Recorded data:
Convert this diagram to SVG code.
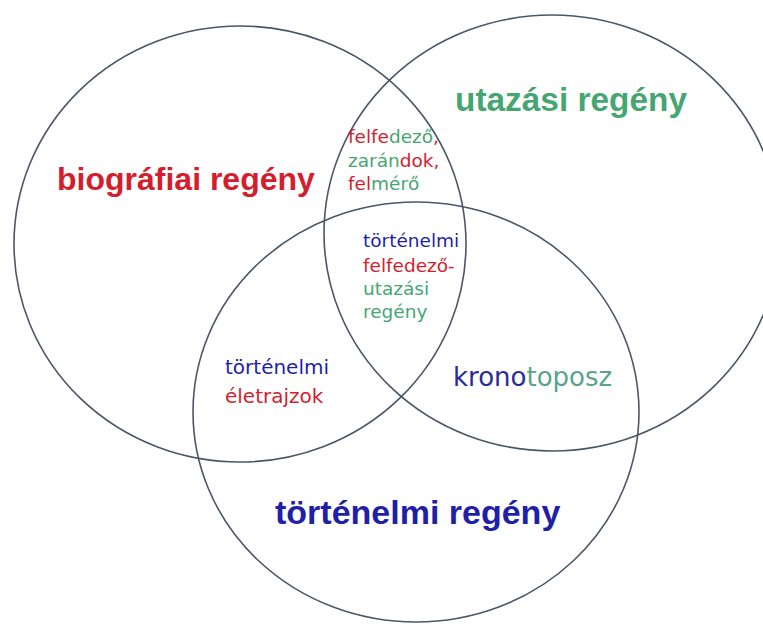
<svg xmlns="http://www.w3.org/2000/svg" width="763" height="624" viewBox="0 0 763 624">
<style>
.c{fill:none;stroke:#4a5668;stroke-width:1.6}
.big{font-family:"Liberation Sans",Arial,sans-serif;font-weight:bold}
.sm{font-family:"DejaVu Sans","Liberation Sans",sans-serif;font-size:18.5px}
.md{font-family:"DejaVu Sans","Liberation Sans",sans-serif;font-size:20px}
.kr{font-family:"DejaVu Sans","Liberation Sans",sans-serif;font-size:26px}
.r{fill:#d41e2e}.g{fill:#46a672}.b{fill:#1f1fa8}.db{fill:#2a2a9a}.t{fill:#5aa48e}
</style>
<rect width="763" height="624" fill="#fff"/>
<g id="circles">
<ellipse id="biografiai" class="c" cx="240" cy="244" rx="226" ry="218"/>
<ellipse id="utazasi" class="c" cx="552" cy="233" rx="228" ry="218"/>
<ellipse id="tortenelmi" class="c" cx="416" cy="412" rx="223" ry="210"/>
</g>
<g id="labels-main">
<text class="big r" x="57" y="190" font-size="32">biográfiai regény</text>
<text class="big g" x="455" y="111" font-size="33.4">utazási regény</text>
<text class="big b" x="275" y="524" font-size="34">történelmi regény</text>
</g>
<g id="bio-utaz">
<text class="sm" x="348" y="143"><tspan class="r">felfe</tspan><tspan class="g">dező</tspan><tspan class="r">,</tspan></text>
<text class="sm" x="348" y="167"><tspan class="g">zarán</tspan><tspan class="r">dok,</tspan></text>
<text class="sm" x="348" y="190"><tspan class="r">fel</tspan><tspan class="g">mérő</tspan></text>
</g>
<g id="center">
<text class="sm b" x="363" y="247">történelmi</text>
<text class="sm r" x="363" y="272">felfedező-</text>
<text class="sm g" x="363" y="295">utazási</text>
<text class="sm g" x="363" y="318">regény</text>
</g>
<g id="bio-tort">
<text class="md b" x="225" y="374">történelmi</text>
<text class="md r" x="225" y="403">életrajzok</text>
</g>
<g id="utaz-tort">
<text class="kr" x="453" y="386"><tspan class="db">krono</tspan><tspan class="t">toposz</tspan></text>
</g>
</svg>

Goal of the exercise: With the pictures left out, transcribe the material exactly.

Full output:
Convert this diagram to SVG code.
<svg xmlns="http://www.w3.org/2000/svg" width="763" height="624" viewBox="0 0 763 624">
<style>
.c{fill:none;stroke:#4a5668;stroke-width:1.6}
.big{font-family:"Liberation Sans",Arial,sans-serif;font-weight:bold}
.sm{font-family:"DejaVu Sans","Liberation Sans",sans-serif;font-size:18.5px}
.md{font-family:"DejaVu Sans","Liberation Sans",sans-serif;font-size:20px}
.kr{font-family:"DejaVu Sans","Liberation Sans",sans-serif;font-size:26px}
.r{fill:#d41e2e}.g{fill:#46a672}.b{fill:#1f1fa8}.db{fill:#2a2a9a}.t{fill:#5aa48e}
</style>
<rect width="763" height="624" fill="#fff"/>
<g id="circles">
<ellipse id="biografiai" class="c" cx="240" cy="244" rx="226" ry="218"/>
<ellipse id="utazasi" class="c" cx="552" cy="233" rx="228" ry="218"/>
<ellipse id="tortenelmi" class="c" cx="416" cy="412" rx="223" ry="210"/>
</g>
<g id="labels-main">
<text class="big r" x="57" y="190" font-size="32">biográfiai regény</text>
<text class="big g" x="455" y="111" font-size="33.4">utazási regény</text>
<text class="big b" x="275" y="524" font-size="34">történelmi regény</text>
</g>
<g id="bio-utaz">
<text class="sm" x="348" y="143"><tspan class="r">felfe</tspan><tspan class="g">dező</tspan><tspan class="r">,</tspan></text>
<text class="sm" x="348" y="167"><tspan class="g">zarán</tspan><tspan class="r">dok,</tspan></text>
<text class="sm" x="348" y="190"><tspan class="r">fel</tspan><tspan class="g">mérő</tspan></text>
</g>
<g id="center">
<text class="sm b" x="363" y="247">történelmi</text>
<text class="sm r" x="363" y="272">felfedező-</text>
<text class="sm g" x="363" y="295">utazási</text>
<text class="sm g" x="363" y="318">regény</text>
</g>
<g id="bio-tort">
<text class="md b" x="225" y="374">történelmi</text>
<text class="md r" x="225" y="403">életrajzok</text>
</g>
<g id="utaz-tort">
<text class="kr" x="453" y="386"><tspan class="db">krono</tspan><tspan class="t">toposz</tspan></text>
</g>
</svg>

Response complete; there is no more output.